EXERCISE >>
Reproduce nothing but the lines from the one with "Convert this chart to D3.js code." through the one with "7.5, 9.3, 11.85];", exactly and with both ends. Omit pictures.

**** RECORDS FOR THIS TASK ****

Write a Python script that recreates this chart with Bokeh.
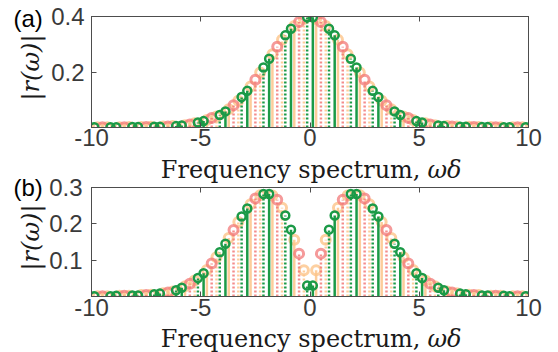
from math import pi

from bokeh.embed import file_html
from bokeh.layouts import column, row
from bokeh.models import ColumnDataSource, FixedTicker, Label, LinearAxis, Range1d
from bokeh.plotting import figure
from bokeh.resources import INLINE

# Sample positions (omega*delta) of the five stem series
x_green_solid = [-9.87, -8.87, -7.87, -6.87, -5.87, -4.87, -3.87, -2.87, -1.87, -0.87,
                 0.13, 1.13, 2.13, 3.13, 4.13, 5.13, 6.13, 7.13, 8.13, 9.13]
x_green_dot = [-9.13, -8.13, -7.13, -6.13, -5.13, -4.13, -3.13, -2.13, -1.13, -0.13,
               0.87, 1.87, 2.87, 3.87, 4.87, 5.87, 6.87, 7.87, 8.87, 9.87]
x_red_dot = [-9.5, -8.5, -7.5, -6.5, -5.5, -4.5, -3.5, -2.5, -1.5, -0.5,
             0.5, 1.5, 2.5, 3.5, 4.5, 5.5, 6.5, 7.5, 8.5, 9.5]
x_orange_solid = [-9.72, -8.72, -7.72, -6.72, -5.72, -4.72, -3.72, -2.72, -1.72, -0.72,
                  0.28, 1.28, 2.28, 3.28, 4.28, 5.28, 6.28, 7.28, 8.28, 9.28]
x_orange_dot = [-9.28, -8.28, -7.28, -6.28, -5.28, -4.28, -3.28, -2.28, -1.28, -0.28,
                0.72, 1.72, 2.72, 3.72, 4.72, 5.72, 6.72, 7.72, 8.72, 9.72]

# (a) |r(omega)| values
a_green_solid = [0.001, 0.001, 0.002, 0.003, 0.007, 0.023, 0.058, 0.132, 0.248, 0.356,
                 0.397, 0.332, 0.216, 0.110, 0.045, 0.018, 0.005, 0.003, 0.002, 0.001]
a_green_dot = [0.001, 0.002, 0.003, 0.005, 0.018, 0.045, 0.110, 0.216, 0.332, 0.397,
               0.356, 0.248, 0.132, 0.058, 0.023, 0.007, 0.003, 0.002, 0.001, 0.001]
a_red_dot = [0.001, 0.001, 0.002, 0.004, 0.011, 0.034, 0.080, 0.172, 0.291, 0.380,
             0.380, 0.291, 0.172, 0.080, 0.034, 0.011, 0.004, 0.002, 0.001, 0.001]
a_orange_solid = [0.001, 0.001, 0.002, 0.004, 0.008, 0.027, 0.066, 0.148, 0.264, 0.366,
                  0.391, 0.316, 0.198, 0.096, 0.040, 0.015, 0.005, 0.003, 0.002, 0.001]
a_orange_dot = [0.001, 0.002, 0.003, 0.005, 0.015, 0.040, 0.096, 0.198, 0.316, 0.391,
                0.366, 0.264, 0.148, 0.066, 0.027, 0.008, 0.004, 0.002, 0.001, 0.001]

# (b) |r(omega)| values
b_green_solid = [0.001, 0.002, 0.003, 0.008, 0.024, 0.064, 0.145, 0.242, 0.282, 0.184,
                 0.030, 0.223, 0.282, 0.220, 0.122, 0.051, 0.017, 0.006, 0.003, 0.001]
b_green_dot = [0.001, 0.003, 0.006, 0.017, 0.051, 0.122, 0.220, 0.282, 0.223, 0.030,
               0.184, 0.282, 0.242, 0.145, 0.064, 0.024, 0.008, 0.003, 0.002, 0.001]
b_red_dot = [0.001, 0.002, 0.004, 0.011, 0.035, 0.091, 0.183, 0.270, 0.266, 0.118,
             0.118, 0.266, 0.270, 0.183, 0.091, 0.035, 0.011, 0.004, 0.002, 0.001]
b_orange_solid = [0.001, 0.002, 0.004, 0.009, 0.028, 0.073, 0.161, 0.254, 0.278, 0.156,
                  0.072, 0.244, 0.279, 0.205, 0.108, 0.044, 0.014, 0.005, 0.002, 0.001]
b_orange_dot = [0.001, 0.002, 0.005, 0.014, 0.044, 0.108, 0.205, 0.279, 0.244, 0.072,
                0.156, 0.278, 0.254, 0.161, 0.073, 0.028, 0.009, 0.004, 0.002, 0.001]

x_ticks = [-10, -5, 0, 5, 10]
x_tick_text = {-10: "-10", -5: "-5", 0: "0", 5: "5", 10: "10"}
a_ticks = [0.2, 0.4]
b_ticks = [0.1, 0.2, 0.3]

AXIS = "#4d4d4d"
GREEN = "#1b9a47"
RED = "#f27878"
ORANGE = "#fdc48a"
SANS = "Liberation Sans"
SERIF = "DejaVu Serif"
INK = "#1a1a1a"
TOTAL_H = 352


def style_labels(ax):
    ax.major_label_text_font = SANS
    ax.major_label_text_font_size = "24px"
    ax.major_label_text_color = "#3a3a3a"


def tick_style(ax):
    ax.major_tick_in = 5
    ax.major_tick_out = 0
    ax.minor_tick_line_color = None
    ax.axis_line_color = AXIS
    ax.major_tick_line_color = AXIS


def hide_labels(ax):
    ax.major_label_text_font_size = "1px"
    ax.major_label_text_color = None
    ax.major_label_standoff = 0


def labels_only(ax):
    ax.major_tick_in = 0
    ax.major_tick_out = 0
    ax.minor_tick_line_color = None
    ax.major_tick_line_color = None
    ax.axis_line_color = None
    style_labels(ax)


def blank(fig):
    fig.outline_line_color = None
    fig.background_fill_color = "white"
    fig.border_fill_color = "white"
    fig.xgrid.visible = False
    fig.ygrid.visible = False


def stems(p, xs, ys, color, dash, alpha, size, mline, malpha):
    src = ColumnDataSource(dict(x=xs, y=ys, y0=[0.0] * len(xs)))
    p.segment(x0="x", y0="y0", x1="x", y1="y", source=src, line_color=color,
              line_width=2.5, line_dash=dash, line_alpha=alpha)
    p.scatter(x="x", y="y", source=src, marker="circle", size=size, fill_color=None,
              line_color=color, line_width=mline, line_alpha=malpha)


def panel(width, height, left, top, bottom, ymax, yticks, series, own_labels):
    p = figure(width=width, height=height, output_backend="svg", toolbar_location=None,
               title=None, x_range=Range1d(-10, 10), y_range=Range1d(0, ymax),
               min_border_left=left, min_border_right=30,
               min_border_top=top, min_border_bottom=bottom, frame_align=False)
    p.background_fill_color = "white"
    p.border_fill_color = "white"
    p.outline_line_color = AXIS
    p.grid.visible = False

    xa, ya = p.xaxis[0], p.yaxis[0]
    xa.ticker = FixedTicker(ticks=x_ticks)
    ya.ticker = FixedTicker(ticks=yticks)
    for ax in (xa, ya):
        tick_style(ax)
    if own_labels:
        style_labels(xa)
        xa.major_label_overrides = x_tick_text
        xa.major_label_standoff = 1
        style_labels(ya)
        ya.major_label_standoff = 7
    else:
        hide_labels(xa)
        hide_labels(ya)

    # tick marks on the top and right edges of the box, without labels
    for loc, ticks in (("above", x_ticks), ("right", yticks)):
        ax = LinearAxis(ticker=FixedTicker(ticks=ticks))
        tick_style(ax)
        hide_labels(ax)
        p.add_layout(ax, loc)

    od, os_, rd, gd, gs = series
    stems(p, x_orange_dot, od, ORANGE, "2 2", 0.85, 9, 3, 0.8)
    stems(p, x_orange_solid, os_, ORANGE, "solid", 0.85, 9, 3, 0.8)
    stems(p, x_red_dot, rd, RED, "2 2", 0.85, 9, 3, 0.75)
    stems(p, x_green_dot, gd, GREEN, "2 2", 1.0, 8, 2.5, 1.0)
    stems(p, x_green_solid, gs, GREEN, "solid", 1.0, 8, 2.5, 1.0)
    return p


def y_scale_column(height, top, bottom, ymax, yticks):
    # narrow canvas carrying the y tick labels of panel (b)
    s = figure(width=44, height=height, output_backend="svg", toolbar_location=None,
               title=None, x_range=Range1d(0, 1), y_range=Range1d(0, ymax),
               x_axis_location=None, min_border_left=43, min_border_right=0,
               min_border_top=top, min_border_bottom=bottom, frame_align=False)
    blank(s)
    ya = s.yaxis[0]
    ya.ticker = FixedTicker(ticks=yticks)
    labels_only(ya)
    ya.major_label_standoff = 7
    return s


def x_scale_row(height):
    # flat canvas carrying the x tick labels of panel (b)
    s = figure(width=512, height=height, output_backend="svg", toolbar_location=None,
               title=None, x_range=Range1d(-10, 10), y_range=Range1d(0, 1),
               y_axis_location=None, min_border_left=45, min_border_right=30,
               min_border_top=0, min_border_bottom=height - 1, frame_align=False)
    blank(s)
    xa = s.xaxis[0]
    xa.ticker = FixedTicker(ticks=x_ticks)
    labels_only(xa)
    xa.major_label_overrides = x_tick_text
    xa.major_label_standoff = 0
    return s


def strip(w, h):
    # blank canvas (1 data unit = 1 px, measured from its bottom-left) that carries text
    s = figure(width=w, height=h, output_backend="svg", toolbar_location=None,
               title=None, x_range=Range1d(0, w), y_range=Range1d(0, h),
               x_axis_location=None, y_axis_location=None, min_border=0,
               frame_align=False)
    blank(s)
    return s


def side():
    s = strip(46, TOTAL_H)
    for tag, tag_y, lab_y in (("(a)", 17.5, 67), ("(b)", 186.5, 237)):
        s.add_layout(Label(x=13, y=TOTAL_H - tag_y, text=tag, text_font=SANS,
                           text_font_size="24px", text_color="black",
                           text_align="left", text_baseline="middle"))
        s.add_layout(Label(x=30, y=TOTAL_H - lab_y, text="|r(ω)|", text_font=SERIF,
                           text_font_style="italic", text_font_size="24px",
                           text_color=INK, angle=pi / 2,
                           text_align="center", text_baseline="middle"))
    return s


def xlabel(w, h, right_x, mid):
    s = strip(w, h)
    s.add_layout(Label(x=right_x, y=mid, text="Frequency spectrum,", text_font=SERIF,
                       text_font_size="24px", text_color=INK,
                       text_align="right", text_baseline="middle"))
    s.add_layout(Label(x=right_x + 7, y=mid, text="ωδ", text_font=SERIF,
                       text_font_style="italic", text_font_size="24px", text_color=INK,
                       text_align="left", text_baseline="middle"))
    return s


p1 = panel(512, 155, 45, 16, 28, 0.4, a_ticks,
           (a_orange_dot, a_orange_solid, a_red_dot, a_green_dot, a_green_solid), True)
p2 = panel(468, 114, 1, 4, 1, 0.3, b_ticks,
           (b_orange_dot, b_orange_solid, b_red_dot, b_green_dot, b_green_solid), False)

middle = row(y_scale_column(142, 32, 1, 0.3, b_ticks),
             column(xlabel(468, 28, 330, 14), p2, spacing=0),
             spacing=0)
p = row(side(),
        column(p1, middle, x_scale_row(28), xlabel(512, 27, 374, 13.5), spacing=0),
        spacing=0)
open("out.html", "w").write(file_html(p, INLINE))
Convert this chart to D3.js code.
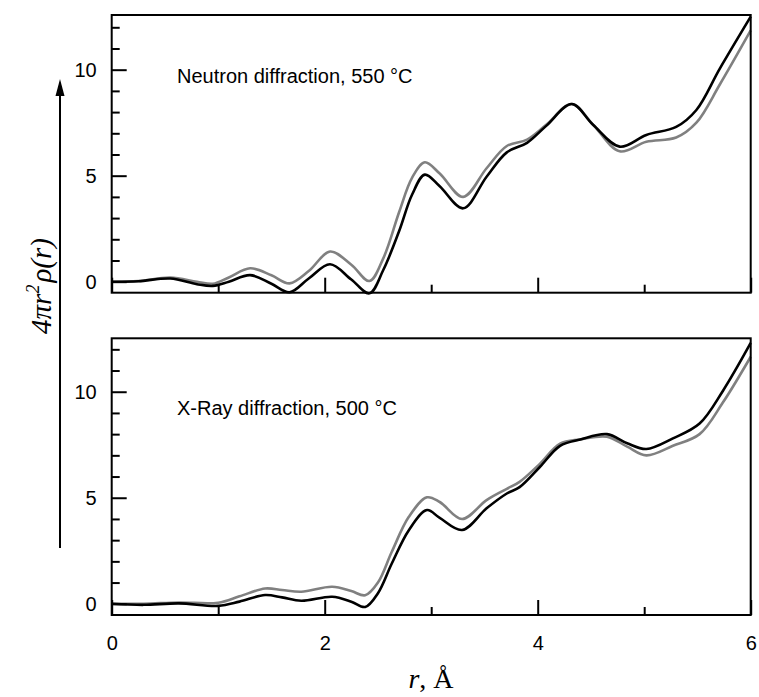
<!DOCTYPE html>
<html>
<head>
<meta charset="utf-8">
<script src="https://cdn.jsdelivr.net/npm/d3@7"></script>
<style>
  body { margin: 0; background: #fff; }
  svg { display: block; }
</style>
</head>
<body>
<div id="graph"></div>
<script>
// r grid and curves, top panel (neutron)
var rTop = [0, 0.25, 0.55, 0.8, 0.95, 1.1, 1.3, 1.5, 1.67, 1.85, 2.05, 2.25, 2.42, 2.55, 2.7, 2.82, 2.94, 3.08, 3.3, 3.52, 3.71, 3.9, 4.08, 4.32, 4.52, 4.77, 5.02, 5.3, 5.49, 5.71, 6.0];
var neutronBlack = [0, 0.02, 0.15, -0.12, -0.2, 0.0, 0.31, -0.1, -0.5, 0.15, 0.82, 0.1, -0.55, 0.55, 2.4, 4.1, 5.05, 4.5, 3.46, 4.95, 6.1, 6.55, 7.35, 8.38, 7.4, 6.37, 6.92, 7.3, 8.1, 10.05, 12.5];
var neutronGray = [0, 0.03, 0.19, 0.0, -0.1, 0.2, 0.63, 0.3, -0.08, 0.5, 1.42, 0.8, 0.03, 1.1, 3.3, 4.9, 5.63, 5.1, 4.0, 5.35, 6.4, 6.7, 7.4, 8.38, 7.4, 6.15, 6.6, 6.8, 7.5, 9.3, 11.85];

// r grid and curves, bottom panel (x-ray)
var rBottom = [0, 0.3, 0.63, 1.0, 1.2, 1.44, 1.6, 1.78, 2.07, 2.25, 2.38, 2.5, 2.63, 2.79, 2.96, 3.08, 3.29, 3.52, 3.71, 3.83, 4.02, 4.21, 4.4, 4.65, 4.84, 5.02, 5.27, 5.52, 5.74, 6.0];
var xrayBlack = [0, -0.05, 0.02, -0.1, 0.1, 0.41, 0.3, 0.14, 0.33, 0.1, -0.15, 0.5, 1.9, 3.47, 4.42, 4.05, 3.48, 4.5, 5.2, 5.5, 6.45, 7.45, 7.75, 8.0, 7.57, 7.3, 7.8, 8.5, 10.05, 12.3];
var xrayGray = [0, 0.0, 0.06, 0.05, 0.35, 0.72, 0.65, 0.57, 0.8, 0.6, 0.4, 1.0, 2.45, 4.1, 5.02, 4.8, 4.0, 4.89, 5.42, 5.75, 6.6, 7.55, 7.75, 7.88, 7.41, 7.0, 7.45, 8.0, 9.5, 11.65];

// ticks
var xMajor = [0, 2, 4, 6];
var xMinor = [1, 3, 5];
var yMajor = [0, 5, 10];
var yMinor = [1, 2, 3, 4, 6, 7, 8, 9, 11, 12];

var panelTitles = ["Neutron diffraction, 550 \u00B0C", "X-Ray diffraction, 500 \u00B0C"];

var svg = d3.select("#graph").append("svg")
    .attr("width", 759)
    .attr("height", 697);

var left = 111.7, right = 750.7;
var xScale = d3.scaleLinear().domain([0, 6]).range([left, right]);

var panels = [
  {top: 15, bottom: 292.7, domain: [-0.52, 12.58], r: rTop, black: neutronBlack, gray: neutronGray, title: panelTitles[0], titleY: 83, labels: false},
  {top: 338.3, bottom: 615, domain: [-0.53, 12.52], r: rBottom, black: xrayBlack, gray: xrayGray, title: panelTitles[1], titleY: 415, labels: true}
];

var tickFont = "'Liberation Sans', Arial, sans-serif";

panels.forEach(function(p) {
    var yScale = d3.scaleLinear().domain(p.domain).range([p.bottom, p.top]);

    var line = d3.line()
        .x(function(d) { return xScale(d[0]); })
        .y(function(d) { return yScale(d[1]); })
        .curve(d3.curveCatmullRom.alpha(0.5));

    var g = svg.append("g");

    // curves: gray underneath, black on top
    g.append("path")
        .datum(p.r.map(function(r, i) { return [r, p.gray[i]]; }))
        .attr("d", line)
        .attr("fill", "none")
        .attr("stroke", "#808080")
        .attr("stroke-width", 2.6);
    g.append("path")
        .datum(p.r.map(function(r, i) { return [r, p.black[i]]; }))
        .attr("d", line)
        .attr("fill", "none")
        .attr("stroke", "#000")
        .attr("stroke-width", 2.6);

    // y axis, ticks inside
    var yAxis = d3.axisLeft(yScale).tickValues(yMajor).tickSizeInner(-15).tickSizeOuter(0).tickPadding(15).tickFormat(d3.format("d"));
    var gY = g.append("g").attr("transform", "translate(" + left + ",0)").call(yAxis);
    var yAxisMinor = d3.axisLeft(yScale).tickValues(yMinor).tickSizeInner(-8).tickSizeOuter(0).tickFormat("");
    var gYm = g.append("g").attr("transform", "translate(" + left + ",0)").call(yAxisMinor);

    // x axis, ticks inside
    var xAxis = d3.axisBottom(xScale).tickValues(xMajor).tickSizeInner(-15).tickSizeOuter(0).tickPadding(21)
        .tickFormat(p.labels ? d3.format("d") : "");
    var gX = g.append("g").attr("transform", "translate(0," + p.bottom + ")").call(xAxis);
    var xAxisMinor = d3.axisBottom(xScale).tickValues(xMinor).tickSizeInner(-8).tickSizeOuter(0).tickFormat("");
    var gXm = g.append("g").attr("transform", "translate(0," + p.bottom + ")").call(xAxisMinor);

    [gY, gYm, gX, gXm].forEach(function(a) {
        a.select(".domain").remove();
        a.selectAll("line").attr("stroke", "#000").attr("stroke-width", 2);
        a.selectAll("text").attr("font-family", tickFont).attr("font-size", 20).attr("fill", "#000");
    });

    // frame
    g.append("rect")
        .attr("x", left)
        .attr("y", p.top)
        .attr("width", right - left)
        .attr("height", p.bottom - p.top)
        .attr("fill", "none")
        .attr("stroke", "#000")
        .attr("stroke-width", 2);

    g.append("text")
        .attr("x", 177)
        .attr("y", p.titleY)
        .attr("font-family", tickFont)
        .attr("font-size", 20)
        .text(p.title);
});

// x axis title
var xt = svg.append("text")
    .attr("x", 431)
    .attr("y", 688)
    .attr("text-anchor", "middle")
    .attr("font-family", "'Liberation Serif', 'Times New Roman', serif")
    .attr("font-size", 28);
xt.append("tspan").attr("font-style", "italic").text("r");
xt.append("tspan").text(", \u00C5");

// y axis title, rotated
var yt = svg.append("text")
    .attr("transform", "translate(51,286) rotate(-90)")
    .attr("text-anchor", "middle")
    .attr("font-family", "'Liberation Serif', 'Times New Roman', serif")
    .attr("font-style", "italic")
    .attr("font-size", 29);
yt.append("tspan").text("4\u03C0r");
yt.append("tspan").attr("font-size", 18).attr("dy", -12).text("2");
yt.append("tspan").attr("dy", 12).attr("dx", 2).text("\u03C1(r)");

// arrow along the y title
svg.append("line")
    .attr("x1", 60).attr("x2", 60)
    .attr("y1", 548).attr("y2", 92)
    .attr("stroke", "#000")
    .attr("stroke-width", 2);
svg.append("path")
    .attr("d", "M60,79 L55.5,96 L64.5,96 Z")
    .attr("fill", "#000");
</script>
</body>
</html>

****

OUTPUT BELOW >>
Convert this chart to D3.js code.
<!DOCTYPE html>
<html>
<head>
<meta charset="utf-8">
<script src="https://cdn.jsdelivr.net/npm/d3@7"></script>
<style>
  body { margin: 0; background: #fff; }
  svg { display: block; }
</style>
</head>
<body>
<div id="graph"></div>
<script>
// r grid and curves, top panel (neutron)
var rTop = [0, 0.25, 0.55, 0.8, 0.95, 1.1, 1.3, 1.5, 1.67, 1.85, 2.05, 2.25, 2.42, 2.55, 2.7, 2.82, 2.94, 3.08, 3.3, 3.52, 3.71, 3.9, 4.08, 4.32, 4.52, 4.77, 5.02, 5.3, 5.49, 5.71, 6.0];
var neutronBlack = [0, 0.02, 0.15, -0.12, -0.2, 0.0, 0.31, -0.1, -0.5, 0.15, 0.82, 0.1, -0.55, 0.55, 2.4, 4.1, 5.05, 4.5, 3.46, 4.95, 6.1, 6.55, 7.35, 8.38, 7.4, 6.37, 6.92, 7.3, 8.1, 10.05, 12.5];
var neutronGray = [0, 0.03, 0.19, 0.0, -0.1, 0.2, 0.63, 0.3, -0.08, 0.5, 1.42, 0.8, 0.03, 1.1, 3.3, 4.9, 5.63, 5.1, 4.0, 5.35, 6.4, 6.7, 7.4, 8.38, 7.4, 6.15, 6.6, 6.8, 7.5, 9.3, 11.85];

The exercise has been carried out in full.